Brian Iddon, the Labour MP for Bolton West, became the latest in a line of MPs to "think the unthinkable" by questioning the Government's policy of saying no to decriminalising drugs.
The boy's mother, Jane Hull, is facing eviction from her pounds 70-a-week terraced house in Jauncey Street. The Independent on Sunday reported that her landlady, Daxa Patel, is meeting lawyers today over her tenancy following warnings of another attack on the boy's stepfather, John Bates and residents' demands for them to leave the area.
The aftermath of the murder of Dillon Hull in what police believe was part of the turf wars between drug dealers has made Labour MPs bolder in calling for drugs law reform. Some MPs want drugs such as Ecstasy and cannabis to be legalised with more information about safe use, and hard drugs such as heroin to be freely prescribed by GPs.
"Clare Short mentioned the word `decriminalisation' and got into hot water for doing so but there are a number of people on the Labour backbenches who want an open, honest discussion about the drug problem," said Mr Iddon.
The controversy over the killing may also increase the support for a new all-party Commons group on drugs reform.
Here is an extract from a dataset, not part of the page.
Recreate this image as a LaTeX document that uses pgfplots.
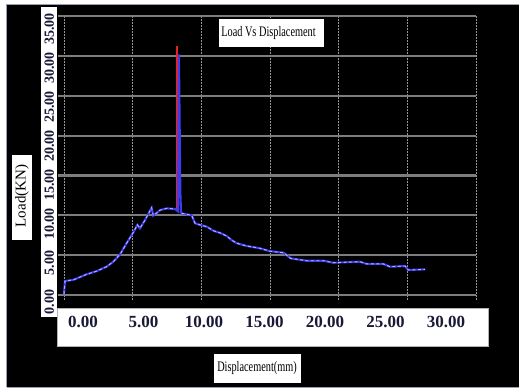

Paul Flynn, the Labour MP and a campaigner for drugs decriminalisation, claimed 25 Labour MPs had put down their names to join the group, including the Blairite members of the new intake with the Tory peer, Lord Mancroft, a former heroin addict.
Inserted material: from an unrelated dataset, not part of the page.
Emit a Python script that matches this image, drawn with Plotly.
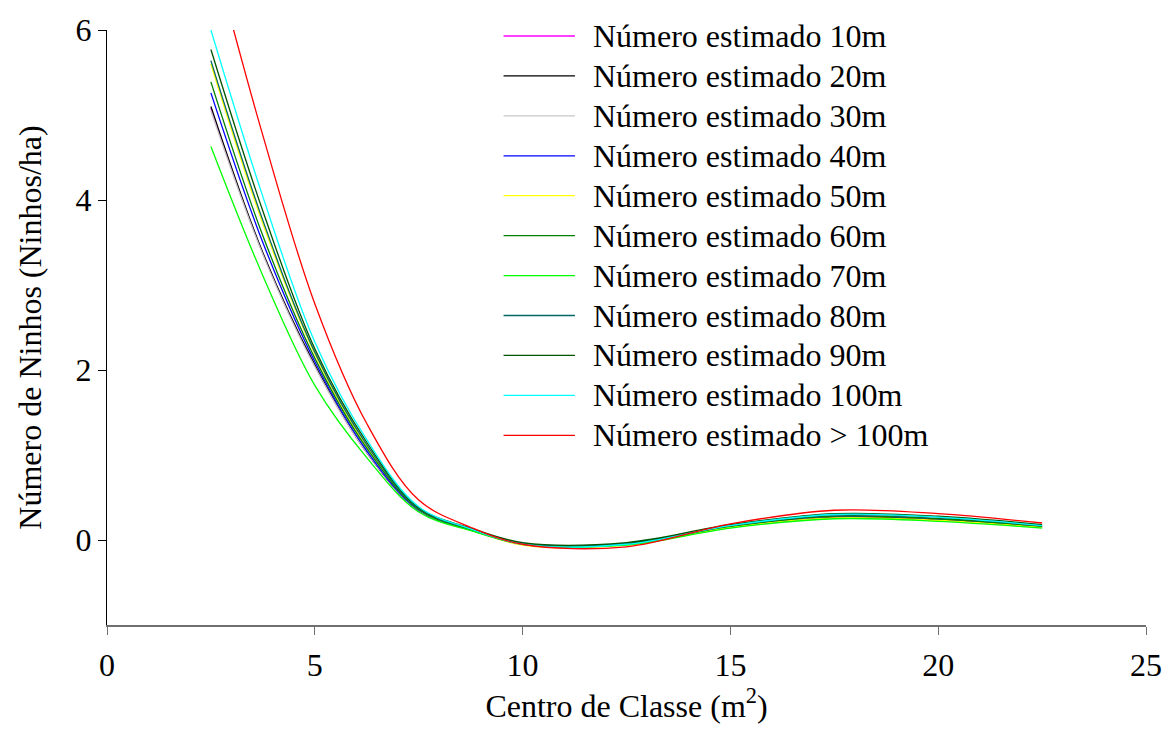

Mr Flynn said the Government's appointment of a "drugs Czar" would open the debate. It had been a failure in America, and he said the terms of the Government's recent advertisement for the "Czar", calling for a war on drugs, showed the Government had learned none of the lessons of dealing with organised crime.
A backlash among some Labour MPs against Peter Mandelson, minister in charge of presentation of policy, would strengthen other Labour MPs in insisting that the drugs issue should be aired, he added.
"We are a drug-obsessed House of Commons but it is irrational. Almost all the premature deaths of MPs are drugs related.
"MPs' heads go back when I say that, but there are 16 bars in the House of Commons and they sound off about drugs with a whisky in one hand, a cigarette in the other, and a packet of Paracetamol in their top pocket," said Mr Flynn.
A Downing Street source said the Government would not seek to prevent the debate, but it would strongly oppose the liberalisation of the drugs laws. "The party and the Government is opposed to that, and there will be no change in our position," said the source.
Mr Iddon is an unlikely rebel. He is 57, part of the new intake of Labour MPs, and a reader in chemistry at Salford University, and a Bolton borough councillor.
Mr Iddon said Labour "backed off" the debate about legalisation of soft drugs when it was raised by Ms Short, before she was appointed as the minister for international development. Ms Short survived the row, but was demoted from transport to be put in charge of the former overseas aid portfolio before the election.
Mr Blair and Robin Cook, the Foreign Secretary, won the right to keep Britain's border controls at the EU Amsterdam as part of the strategy inherited from the Tories of combating drug smuggling and selling with tough criminal laws.